Kafka Connect Wake up Exception while rebalancing

1,888 views
Skip to first unread message

dmaity

unread,
Jul 26, 2017, 9:55:10 PM7/26/17
to Confluent Platform

Hi,
I am using kafka connect framework (v 0.10.0) in distributed mode to create a scalable microservice consumer application. Basically I have embedded kafka connect into a microservice which dumbs data to a downstream service. Its deployed on kubernetes cluster where it is autoscaled based on cpu percentage.

Currently while testing with big load of around 10 million records, started observing a lot of wakeup exceptions whenever kafka connect worker tries to rebalance due to autoscaling.

Also I observed there is a long silence before kafka connect cluster starts processing again.

My question is does it lead to possible records loss due to offset commit problem ? How much of a big concern is this. If this is an issue does please let me know if its fixed in the latest version.

ERROR 82 --- [pool-6-thread-5] o.a.k.connect.runtime.WorkerSinkTask : Commit of WorkerSinkTask{id=test-connector} offsets threw an unexpected exception:
org.apache.kafka.common.errors.WakeupException: null
at org.apache.kafka.clients.consumer.internals.ConsumerNetworkClient.maybeTriggerWakeup(ConsumerNetworkClient.java:367)
at org.apache.kafka.clients.consumer.internals.ConsumerNetworkClient.clientPoll(ConsumerNetworkClient.java:361)
at org.apache.kafka.clients.consumer.internals.ConsumerNetworkClient.poll(ConsumerNetworkClient.java:224)
at org.apache.kafka.clients.consumer.internals.ConsumerNetworkClient.poll(ConsumerNetworkClient.java:192)
at org.apache.kafka.clients.consumer.internals.ConsumerNetworkClient.poll(ConsumerNetworkClient.java:163)
at org.apache.kafka.clients.consumer.internals.ConsumerCoordinator.commitOffsetsSync(ConsumerCoordinator.java:404)
at org.apache.kafka.clients.consumer.KafkaConsumer.commitSync(KafkaConsumer.java:1058)
at org.apache.kafka.connect.runtime.WorkerSinkTask.doCommit(WorkerSinkTask.java:247)
at org.apache.kafka.connect.runtime.WorkerSinkTask.commitOffsets(WorkerSinkTask.java:293)
at org.apache.kafka.connect.runtime.WorkerSinkTask.closePartitions(WorkerSinkTask.java:421)
at org.apache.kafka.connect.runtime.WorkerSinkTask.execute(WorkerSinkTask.java:146)
at org.apache.kafka.connect.runtime.WorkerTask.doRun(WorkerTask.java:140)
at org.apache.kafka.connect.runtime.WorkerTask.run(WorkerTask.java:175)
at java.util.concurrent.Executors$RunnableAdapter.call(Executors.java:511)
at java.util.concurrent.FutureTask.run(FutureTask.java:266)
at java.util.concurrent.ThreadPoolExecutor.runWorker(ThreadPoolExecutor.java:1142)
at java.util.concurrent.ThreadPoolExecutor$Worker.run(ThreadPoolExecutor.java:617)
at java.lang.Thread.run(Thread.java:745)

Ewen Cheslack-Postava

unread,
Jul 27, 2017, 2:01:30 AM7/27/17
to Confluent Platform
This sounds like it might just be normal rebalancing, http://docs.confluent.io/current/connect/concepts.html#task-rebalancing gives a quick explanation of what is going on. The autoscaling is likely adding more workers which in turn causes rebalancing of work. In order to rebalance, Connect has to pause work, flush outstanding data, recompute where different tasks will run, and then restart them. This is probably the pause you are seeing.

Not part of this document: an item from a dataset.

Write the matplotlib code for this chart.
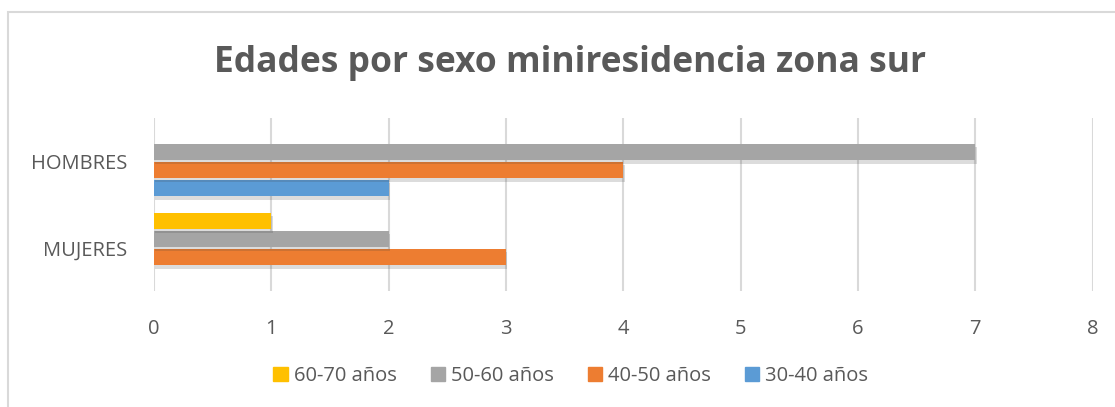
import numpy as np
import matplotlib.pyplot as plt
import matplotlib.patheffects as pe
from matplotlib.patches import Rectangle, Patch

# datos
categorias = ["MUJERES", "HOMBRES"]
series = ["30-40 años", "40-50 años", "50-60 años", "60-70 años"]
v_30_40 = [0, 2]
v_40_50 = [3, 4]
v_50_60 = [2, 7]
v_60_70 = [1, 0]
valores = [v_30_40, v_40_50, v_50_60, v_60_70]
colores = ["#5B9BD5", "#ED7D31", "#A5A5A5", "#FFC000"]

gris = "#595959"
plt.rcParams['font.family'] = ['Open Sans', 'DejaVu Sans']

fig = plt.figure(figsize=(11.15, 4.07), dpi=100)
ax = fig.add_axes([0.138, 0.284, 0.842, 0.427])

y = np.arange(len(categorias))
paso = 0.207
for i, (nombre, vals, c) in enumerate(zip(series, valores, colores)):
    pos = y - 1.5 * paso + i * paso
    b = ax.barh(pos, vals, height=paso * 0.9, color=c, zorder=3)
    for r in b:
        r.set_path_effects([pe.SimplePatchShadow(offset=(1, -2.5), alpha=0.18, shadow_rgbFace="#404040"),
                            pe.Normal()])

ax.set_xlim(0, 8)
ax.set_ylim(-0.5, 1.5)
ax.set_yticks(y)
ax.set_yticklabels(categorias)
ax.set_xticks(range(9))
ax.tick_params(length=0, labelsize=14.5, colors=gris)
ax.tick_params(axis='x', pad=20)
ax.tick_params(axis='y', pad=19)
ax.grid(axis='x', color="#d9d9d9", linewidth=1.5, zorder=0)
for s in ax.spines.values():
    s.set_visible(False)

fig.text(0.511, 0.845, "Edades por sexo miniresidencia zona sur", ha='center', va='center',
         fontsize=25.5, fontweight='bold', color=gris)

handles = [Patch(color=c) for c in colores][::-1]
fig.legend(handles, series[::-1], loc='center', bbox_to_anchor=(0.512, 0.075), ncol=4, frameon=False,
           fontsize=14.5, labelcolor=gris, handlelength=0.7, handleheight=0.7, handletextpad=0.3,
           columnspacing=1.7)

fig.patches.append(Rectangle((8 / 1115, -0.1), 1.2, 1 - 12 / 407 + 0.1, transform=fig.transFigure,
                             fill=False, edgecolor="#d9d9d9", linewidth=1.5))

fig.savefig("out.png", dpi=100)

This absolutely should not result in any data loss. Your logs don't indicate which connector you're using, but by default, connectors would provide at least once semantics meaning you would, at worst, see duplicates. Depending on the connector, some (such as the HDFS connector, S3 connector, ES connector) can provide exactly once semantics. Even if offset commits timeout, you should not lose data.

https://issues.apache.org/jira/browse/KAFKA-5505 has been filed and relates to this. It's probably too optimistic in how we could reduce the global impact/cost of rebalances, but I think there are plenty of improvements we could make before entirely rethinking how these rebalances work.

-Ewen

--
You received this message because you are subscribed to the Google Groups "Confluent Platform" group.
To unsubscribe from this group and stop receiving emails from it, send an email to confluent-platform+unsub...@googlegroups.com.
To post to this group, send email to confluent-platform@googlegroups.com.
To view this discussion on the web visit https://groups.google.com/d/msgid/confluent-platform/5e1a91b9-929e-4741-82e3-b625cb46380d%40googlegroups.com.
For more options, visit https://groups.google.com/d/optout.

dmaity

unread,
Jul 27, 2017, 2:46:23 AM7/27/17
to Confluent Platform
Thanks much for your reply. Actually I am not using any available connector but wrote my own custom connector by extending sinkconnector and sinktask. Basically what I am doing is using the sinktask#put method to get the sinkrecords and give it to downstream for processing. I also throw connect exception incase of downstream failure in the same put method which i understand put that particular task into FAILED state. I am ok with getting duplicate records but not data loss.

I also see that there was a fix done around commit failure during rebalance: https://github.com/apache/kafka/commit/2c9796114d0a9638be79b4165d0096c7a63babe7
But this fix is not available in 0.10.0.0. Can this is a possible reason of data loss?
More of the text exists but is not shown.